The World

500 Years Later, Spain Wants Its Jews Back

Shlomo Moshe Amar, the Sephardi Chief Rabbi of Israel, arrives for a visit to Granada’s Alhambra on May 31, 2011. 

Photo by Jorge Guerrero/AFP/Getty Images

The Financial Times reports that Spain is considering a new change to its citizenship laws that would allow the descendants of Jews expelled from the country during the Spanish Inquisition to obtain citizenship:

Until now the descendants of Jews expelled from Spain during the 15th century – known as Sephardic Jews – could claim Spanish citizenship only after living in the country for two years, and then only if they renounced their previous nationality.

The new bill, which is still to be approved by the Spanish parliament, will allow the estimated 3.5m Sephardic Jews who are alive today to claim Spanish nationality without having to give up their current passport.[…]

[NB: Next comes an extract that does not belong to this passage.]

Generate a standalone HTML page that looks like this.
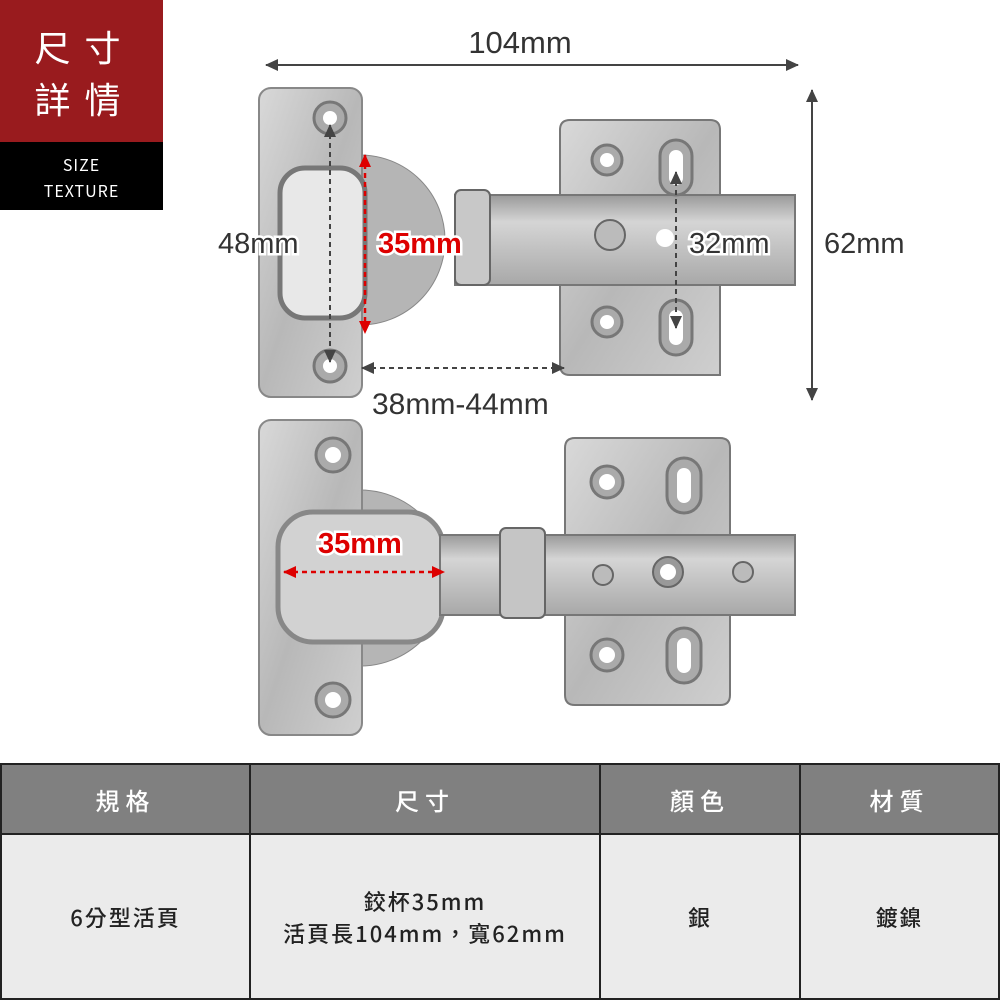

While the biggest community of Sephardic Jews lives in Israel, other communities also exist in Latin America, Turkey, the US and other parts of Europe. The proposed offer of Spanish citizenship would also apply to them.

The law would be pretty unusual. A number of countries have laws to encourage members of their diasporas to return to the motherland. Ireland, for instance, will grant citizenship to people with Irish grandparents, though not—as Bill Clinton seems to believe—to anyone of “Irish descent.”

Israel’s law of return will give citizenship to Jews from any country. Armenia passed laws in 2007 to grant dual citizenship to ethnic Armenians born in other countries.

But the Spanish law would apply to people who were expelled from the country, and not recently but five centuries ago. There are already questions about how the Federation of Jewish Communities in Spain, which will vet the prospective returnees, will determine eligibility.

Part of this may be Spain looking to address one of the darkest periods of its history, but it’s also worth noting that people are leaving the country in record numbers these days. As many as 700,000 people—roughly 1.5 percent of the population—may have departed for other countries since 2008.

Allowing Sephardic Jews to return may be one way of attracting new citizens without risking an anti-immigrant backlash. Something tells me that given the current political climate, the descendants of Muslims expelled during the Inquisition might have a longer wait.